The next week another mom brought dips. Ranch, of course, for the veggies and chocolate yogurt for the bananas. We had fancy toothpicks to use for dipping. It was a party! The kids loved it. But not the little fella we were targeting. He had dumped the toothpick cup over and was building with them.

And then this family relocated to a different state. So I can't give you the happy ending I had wished for. The one where I could tell you that the kid asks for fruit now and turns down chips. And this food issue isn't unusual. I see it all of the time. In fact I live it. Gracie is the champion for trying new foods. Guess who isn't? Yep. Scott. I had an awakening to his fussy eating when we first dated. I didn't know how to cook. I did however know how to open containers. So I made the man a spaghetti dinner. He loved it. He even ate seconds.

The following week we were visiting with his family and they said that they had heard that I made Scott dinner. He complimented my culinary skills. And then it happened. His mom asked, what did you make? Spaghetti. The whole family gasped and then started to laugh. Turns out the man doesn't eat red sauces. Or ketchup, mustard, relish or mayo. This was news to me. He even asked for seconds. It must be love someone said. And it was.

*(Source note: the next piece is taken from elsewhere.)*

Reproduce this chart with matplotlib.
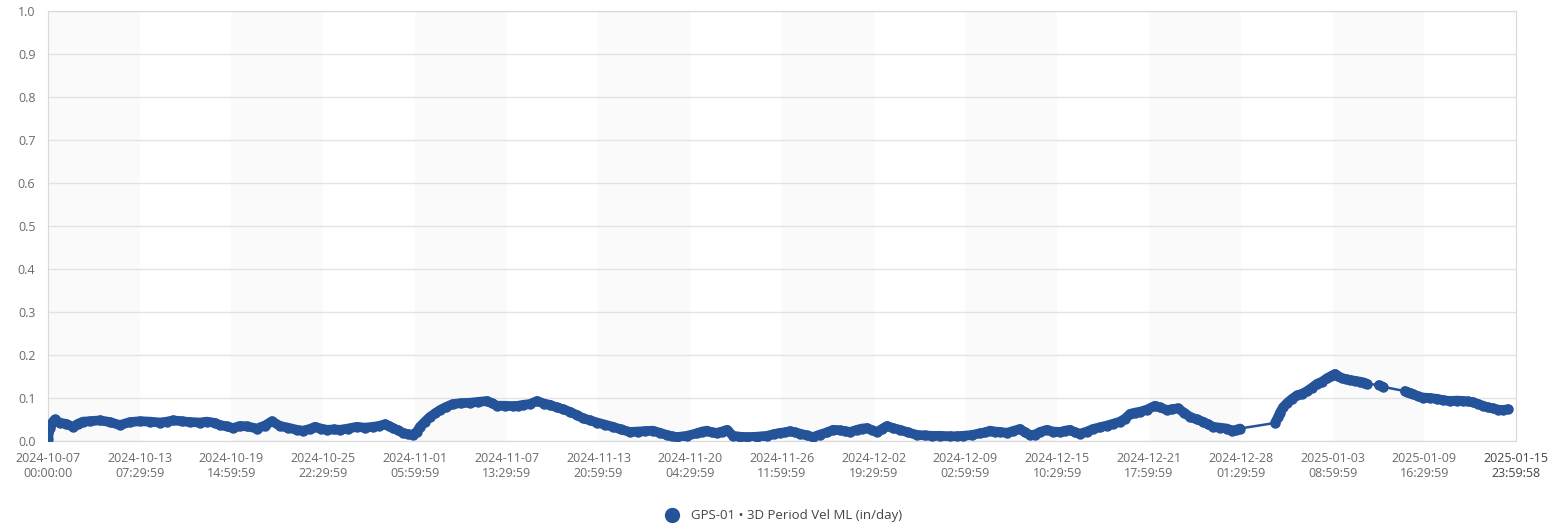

So this fussy eating husband of mine made my cooking a challenge. No red sauce. No chicken salad. No condiments of any kind. And yet now that we are about to embark on our healthier eating I wonder what is so bad about that? Scott may have had the right idea. We should taste our foods for their actual flavors. Just eat a carrot sometime. No ranch. Just the carrot. Not the baby ones either. Get a big one. Maybe even organic. Peel it and eat it. The taste is enough on it's own.

I now make my own salad dressing. My family prefers it. It's made with olive oil and we use very little. I don't use salt hardly ever. Pepper is more common. So I guess the happy ending to my food story, at least for this family, is that less is more. Trying foods in their natural state is a great experience. The flavors are fresh and real. They don't come from a bottle with a list of ingredients that I don't recognize.

Foods the way they were made. Not hard to digest, just plain simple.